While NRIs can file an Income Tax Return (ITR) to claim a refund if their total Indian income is below the taxable threshold, the initial deduction can impact cash flow. Strategic planning, such as applying for a “Lower Deduction Certificate,” can help manage this liquidity challenge.
Leveraging DTAA (Double Taxation Avoidance Agreement)
To prevent the same income from being taxed twice—once in India and once in the country of residence—India has signed Double Taxation Avoidance Agreements (DTAA) with over 80 countries, including the US, UK, UAE, Canada, and Australia.
By submitting a Tax Residency Certificate (TRC) from their current country of residence, an NRI can take advantage of the DTAA. This allows them to either pay a lower rate of tax in India or receive a credit for taxes paid in India against their tax liability in their home country. This is a vital tool for personal finance optimization that every NRI should utilize.
5. Future-Proofing Financial Goals: Retirement and Estate Planning
The ultimate “What does NRI mean?” question often finds its answer in the long-term vision. Is the stay abroad temporary, or is it a permanent relocation? This decision significantly impacts retirement and estate planning.
Planning for Return to India (RNOR Status)
For NRIs planning to move back to India, the transition period offers a unique tax advantage known as the Resident but Not Ordinarily Resident (RNOR) status. If an individual has been an NRI for 9 out of the 10 preceding years, they can claim RNOR status for up to three years after returning.
During this period, their foreign income continues to be tax-exempt in India. This “tax holiday” allows returning Indians to reshuffle their global assets and bring funds back to India without an immediate tax burden, providing a smooth financial landing.

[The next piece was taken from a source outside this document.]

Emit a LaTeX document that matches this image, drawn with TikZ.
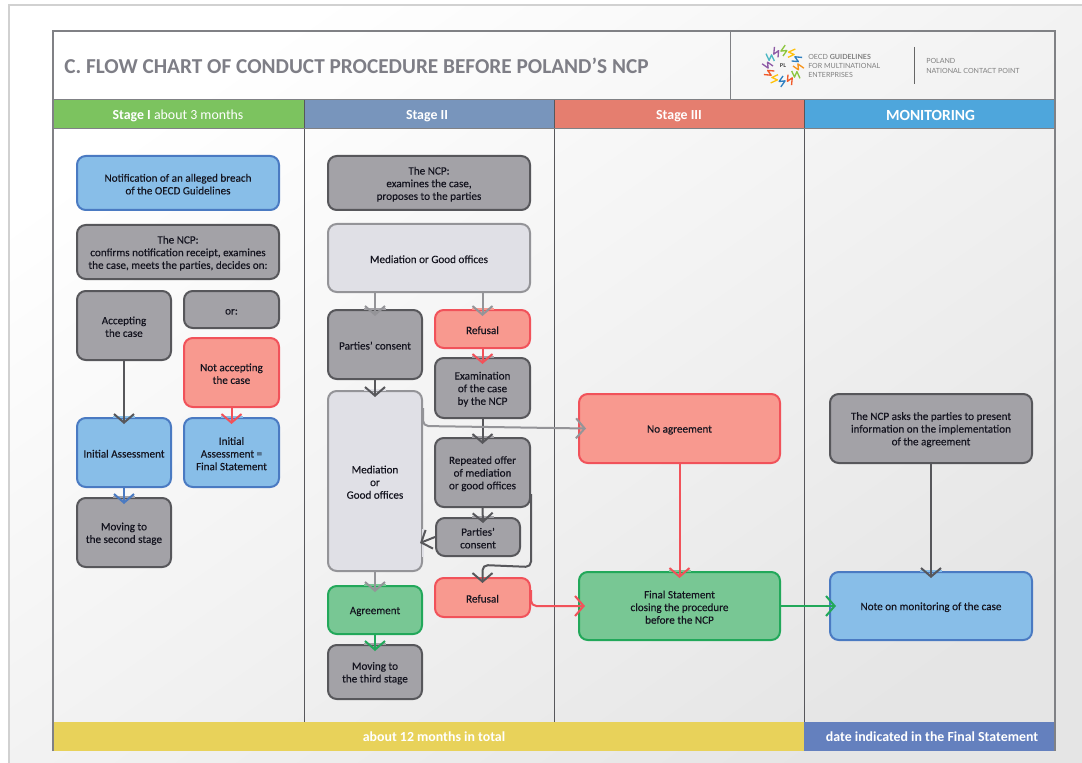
\documentclass[tikz,border=0pt]{standalone}
\usepackage{fontspec}
\setmainfont{Carlito}
\newfontfamily\logofont{Lato}
\newfontfamily\boxfont{Carlito}[FakeBold=0.25]
\usetikzlibrary{arrows.meta,calc}
\definecolor{txt}{HTML}{14141F}
\definecolor{frameg}{HTML}{808185}
\definecolor{greyf}{HTML}{A3A2A7}\definecolor{greyd}{HTML}{57575B}
\definecolor{lightf}{HTML}{E0E0E6}\definecolor{lightd}{HTML}{949498}
\definecolor{bluef}{HTML}{88BEE8}\definecolor{blued}{HTML}{4A7AC2}
\definecolor{redf}{HTML}{F8998F}\definecolor{redd}{HTML}{F1525A}
\definecolor{greenf}{HTML}{78C794}\definecolor{greend}{HTML}{22A85A}
\definecolor{hgreen}{HTML}{7CC35F}\definecolor{hblue}{HTML}{7895BC}
\definecolor{hred}{HTML}{E57E6F}\definecolor{hsky}{HTML}{4EA6DC}
\definecolor{fyellow}{HTML}{E8D25A}\definecolor{fblue}{HTML}{6480BE}
\definecolor{titleg}{HTML}{7E7E86}
\tikzset{
  x=0.75pt,y=-0.75pt,
  box/.style={rounded corners=6.5pt,line width=1.5pt,inner sep=0pt,align=center,font=\boxfont\fontsize{8.35}{9.5}\selectfont,text=txt},
  greybox/.style={box,fill=greyf,draw=greyd},
  lightbox/.style={box,fill=lightf,draw=lightd},
  bluebox/.style={box,fill=bluef,draw=blued},
  redbox/.style={box,fill=redf,draw=redd},
  greenbox/.style={box,fill=greenf,draw=greend},
  flow/.style={line width=1.5pt,rounded corners=4pt,-{Straight Barb[length=6.5pt,width=15pt]}},
  head/.style={inner sep=0pt,text=white,font=\fontsize{10.4}{12}\selectfont},
  rule/.style={draw=frameg,line width=1pt},
  colrule/.style={draw=greyd,line width=0.75pt},
  gap/.style={line width=2.2pt}
}
\newcommand{\bx}[7]{%
  \pgfmathsetmacro\bw{(#5-#3)*0.75}\pgfmathsetmacro\bh{(#6-#4)*0.75}%
  \node[#2,minimum width=\bw pt,minimum height=\bh pt] (#1) at ({(#3+#5)/2},{(#4+#6)/2}) {\rule{0pt}{7.6pt}#7};}
\newcommand{\vflow}[4]{%
  \draw[gap,#2] ($(#4.north)+(-11,0)$) -- ($(#4.north)+(11,0)$);
  \draw[flow,#1] (#4.north |- #3.south) -- ($(#4.north)+(0,7)$);}
\begin{document}
\begin{tikzpicture}
\useasboundingbox (0,0) rectangle (1082,763);
\fill[white] (0,0) rectangle (1082,763);
\shade[top color=white,bottom color=black!10,shading angle=35,draw=black!18,line width=0.8pt] (9,5) rectangle (1084,765);

% bands
\fill[hgreen] (53,100) rectangle (304,128);
\fill[hblue] (304,100) rectangle (554,128);
\fill[hred] (554,100) rectangle (804,128);
\fill[hsky] (804,100) rectangle (1055,128);
\fill[fyellow] (53,722) rectangle (804,751);
\fill[fblue] (804,722) rectangle (1055,751);
% rules
\draw[colrule] (304,100) -- (304,722);
\draw[colrule] (554,100) -- (554,722);
\draw[colrule] (804,100) -- (804,722);
\draw[rule] (53,751) -- (53,31) -- (1055,31) -- (1055,751);
\draw[rule] (53,99.5) -- (1055,99.5);
\draw[rule] (53,128.5) -- (1055,128.5);
\draw[rule] (730.5,31) -- (730.5,99);

% title
\node[anchor=west,inner sep=0pt,text=titleg,font=\fontsize{15.95}{18}\selectfont\bfseries] (title) at (64,65.5) {C. FLOW CHART OF CONDUCT PROCEDURE BEFORE POLAND’S NCP};

% logo
\foreach \a/\c [count=\i] in {0/F7941D,30/8DC63F,60/F15A29,90/2E7FC1,120/FFC20E,150/F15A29,180/8E5BA6,210/4DB8C4,240/8E5BA6,270/8DC63F,300/FFC20E,330/2E7FC1}{
  \definecolor{spoke}{HTML}{\c}
  \draw[spoke,line width=1pt,line join=round] ({783+10*cos(\a)},{66+10*sin(\a)}) -- ({783+16*cos(\a+14)},{66+16*sin(\a+14)}) -- ({783+15*cos(\a-8)},{66+15*sin(\a-8)}) -- ({783+21*cos(\a+6)},{66+21*sin(\a+6)});
}
\node[inner sep=0pt,text=black!80,font=\logofont\fontsize{4}{4}\selectfont\bfseries] (pl) at (783,66) {PL};
\node[anchor=west,inner sep=0pt,align=left,text=black!50,font=\logofont\fontsize{5.3}{6.8}\selectfont] (oecd) at (808,66) {OECD \textbf{GUIDELINES}\\FOR MULTINATIONAL\\ENTERPRISES};
\draw[line width=0.7pt,draw=black!60] (914,47) -- (914,84);
\node[anchor=west,inner sep=0pt,align=left,text=black!50,font=\logofont\fontsize{5.3}{7}\selectfont] (ncpl) at (926,66) {POLAND\\NATIONAL CONTACT POINT};

% headers
\node[head] (h1) at (178,115.5) {\textbf{Stage I} about 3 months};
\node[head] (h2) at (427,116) {\textbf{Stage II}};
\node[head] (h3) at (679,116) {\textbf{Stage III}};
\node[head,font=\fontsize{11.6}{12}\selectfont] (h4) at (930.5,115) {\textbf{MONITORING}};
\node[head] (f1) at (434,737) {\textbf{about 12 months in total}};
\node[head] (f2) at (932,737) {\textbf{date indicated in the Final Statement}};

% stage I
\bx{notif}{bluebox}{77}{156}{279}{210}{Notification of an alleged breach\\of the OECD Guidelines}
\bx{ncpa}{greybox}{77}{225}{279}{279}{The NCP:\\confirms notification receipt, examines\\the case, meets the parties, decides on:}
\bx{acc}{greybox}{77}{291}{171}{360}{Accepting\\the case}
\bx{ora}{greybox}{184}{291}{279}{328}{or:}
\bx{nacc}{redbox}{184}{338}{279}{407}{Not accepting\\the case}
\bx{ia}{bluebox}{77}{418}{171}{487}{Initial Assessment}
\bx{iafs}{bluebox}{184}{418}{279}{487}{Initial\\Assessment =\\Final Statement}
\bx{mov2}{greybox}{77}{498}{171}{567}{Moving to\\the second stage}

% stage II
\bx{ncpb}{greybox}{328}{156}{530}{210}{The NCP:\\examines the case,\\proposes to the parties}
\bx{meda}{lightbox}{328}{224}{530}{292}{Mediation or Good offices}
\bx{cons}{greybox}{328}{310}{422}{379}{Parties’ consent}
\bx{refa}{redbox}{435}{310}{530}{348}{Refusal}
\bx{exam}{greybox}{435}{358}{530}{418}{Examination\\of the case\\by the NCP}
\bx{medb}{lightbox}{328}{391}{422}{571}{Mediation\\or\\Good offices}
\bx{rep}{greybox}{435}{438}{530}{507}{Repeated offer\\of mediation\\or good offices}
\bx{consb}{greybox}{436}{518}{520}{556}{Parties’\\consent}
\bx{refb}{redbox}{435}{578}{530}{617}{Refusal}
\bx{agr}{greenbox}{328}{586}{422}{634}{Agreement}
\bx{mov3}{greybox}{328}{645}{422}{699}{Moving to\\the third stage}

% stage III
\bx{noag}{redbox}{579}{394}{780}{463}{No agreement}
\bx{fin}{greenbox}{579}{572}{780}{640}{Final Statement\\closing the procedure\\before the NCP}

% monitoring
\bx{ncpc}{greybox}{830}{394}{1032}{463}{The NCP asks the parties to present\\information on the implementation\\of the agreement}
\bx{note}{bluebox}{830}{572}{1032}{640}{Note on monitoring of the case}

% connectors
\vflow{greyd}{bluef}{acc}{ia}
\vflow{redd}{bluef}{nacc}{iafs}
\vflow{blued}{greyf}{ia}{mov2}
\vflow{lightd}{greyf}{meda}{cons}
\vflow{lightd}{redf}{meda}{refa}
\vflow{greyd}{lightf}{cons}{medb}
\vflow{redd}{greyf}{refa}{exam}
\vflow{greyd}{greyf}{exam}{rep}
\draw[gap,greyf] ($(consb.north)+(-6,0)$) -- ($(consb.north)+(16,0)$);
\draw[flow,greyd] (rep.south) -- ($(consb.north)+(5,6)$);
\draw[flow,greyd] ($(rep.south east)+(0,-14)$) -- ($(rep.south east)+(0,59)$) -- ($(refb.north)+(0,-12)$) -- ($(refb.north)+(0,6)$);
\draw[gap,lightf] ($(medb.east)+(0,48)$) -- ($(medb.east)+(0,76)$);
\draw[flow,greyd] (consb.west) -- ($(medb.east)+(-3,62)$);
\vflow{lightd}{greenf}{medb}{agr}
\vflow{greend}{greyf}{agr}{mov3}
\draw[flow,lightd] ($(medb.north east)+(0,18)$) -- ($(medb.north east)+(0,36)$) -- ($(noag.west)+(8,0)$);
\draw[flow,redd] ($(refb.south east)+(0,-28)$) -- ($(refb.south east)+(0,-12)$) -- ($(fin.west)+(7,0)$);
\vflow{redd}{greenf}{noag}{fin}
\draw[flow,greend] (fin.east) -- ($(note.west)+(7,0)$);
\vflow{greyd}{bluef}{ncpc}{note}
\end{tikzpicture}
\end{document}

Digital Nomads and the Modern NRI Identity
In the era of remote work, a new category of “Global Indians” is emerging—those who work for foreign companies while living in different parts of the world. These digital nomads must be even more vigilant about their NRI status.
Maintaining NRI status requires careful monitoring of stay duration to ensure they don’t inadvertently become tax residents of India, which would make their global income taxable in the country. Using financial tools like international credit cards, multi-currency accounts, and global health insurance is part of the modern NRI’s financial toolkit.

Conclusion
“What does NRI mean?” It means being a global citizen with a strategic financial foot in one of the world’s most vibrant economies. Whether it is through the tax-free benefits of NRE accounts, the high growth potential of the Indian stock market, or the legal protections of DTAA, the NRI status offers a wealth of financial advantages. By understanding the nuances of banking, investment, and taxation, NRIs can ensure that their money works just as hard as they do, regardless of where in the world they choose to call home.